The rest of the concert dealt with such concerns in a more glancing, implicit way. Edmund Caballero’s What is time, please? Convergences III, a world premiere, started off in a conceptually limited way: pianist Yukiko Takagi reiterating a fundamental pitch in all octaves and articulations while Caballero overlaid the notes with metallically reverberant electronic processing. After a few minutes, however, the piano part suddenly lets in handfuls of glassy, higher overtones, and the piece picks up significant steam, eventually turning into a computer-amplified evocation of the not inconsiderable glee of holding the sustain pedal down and keeping as many of the piano’s strings in play as possible: almost drowning in the instrument.

The finale was a classic, John Cage’s 1950 String Quartet in Four Parts, given a dazzlingly contemplative reading by Diaz, Wood, Schwartz, and violist Karina Fox. Here, the program (the four seasons as interpreted in Indian philosophy) and the process (mostly tonal harmonies rendered non-functional through random ordering) don’t so much mesh as provide a source and a medium for replication, a meditation on sounds that functions as a kind of stand-in for a meditation on nature.
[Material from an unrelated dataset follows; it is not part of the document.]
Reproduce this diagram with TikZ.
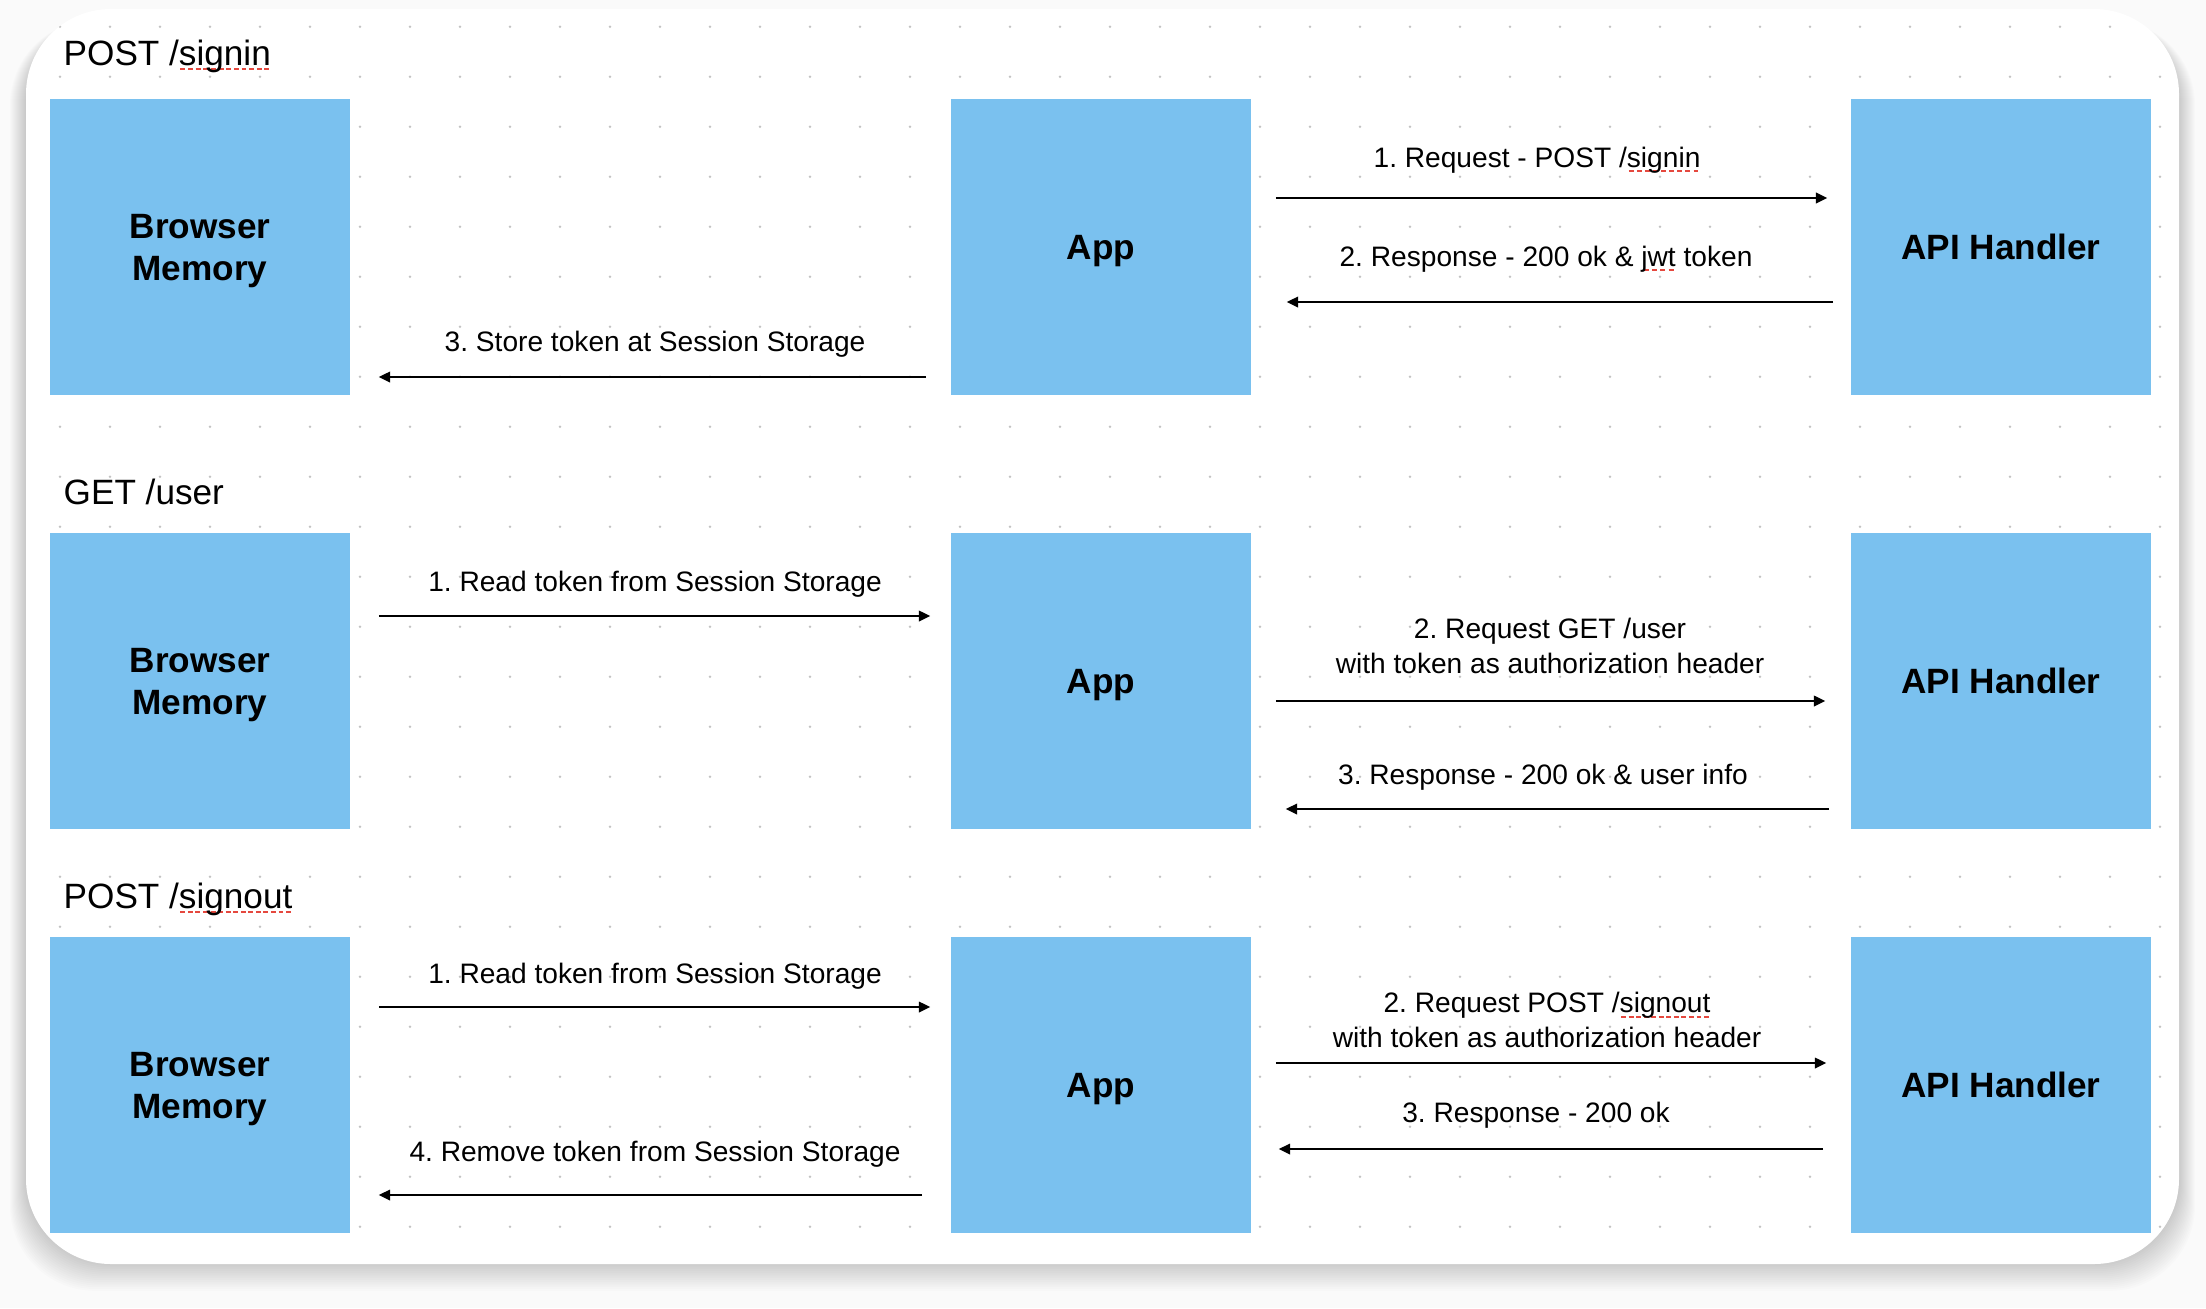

The opener was, on the surface, a complete contrast: Earle Brown’s 1965 String Quartet, performed by Diaz, Wodd Schwartz, and violist Mary Ferrillo, a rerun from last week’s Earle Brown Symposium. The form was rationally symmetrical, the sounds very much those of mid-century atonal modernism (though with twists here and there, as when, at the very center of the structure, a dissonant drone slides into the open strings of the instruments). What’s interesting about the Quartet is the way it both borrows something of the technique of film montage but flips it on its head: as the music switches between its textural modules, it’s the edits themselves that become the focus of attention, the point where the shots join taking on more importance than the shots themselves. It was diverting compositional aikido: musical decisions that make the decisions themselves the musical experience.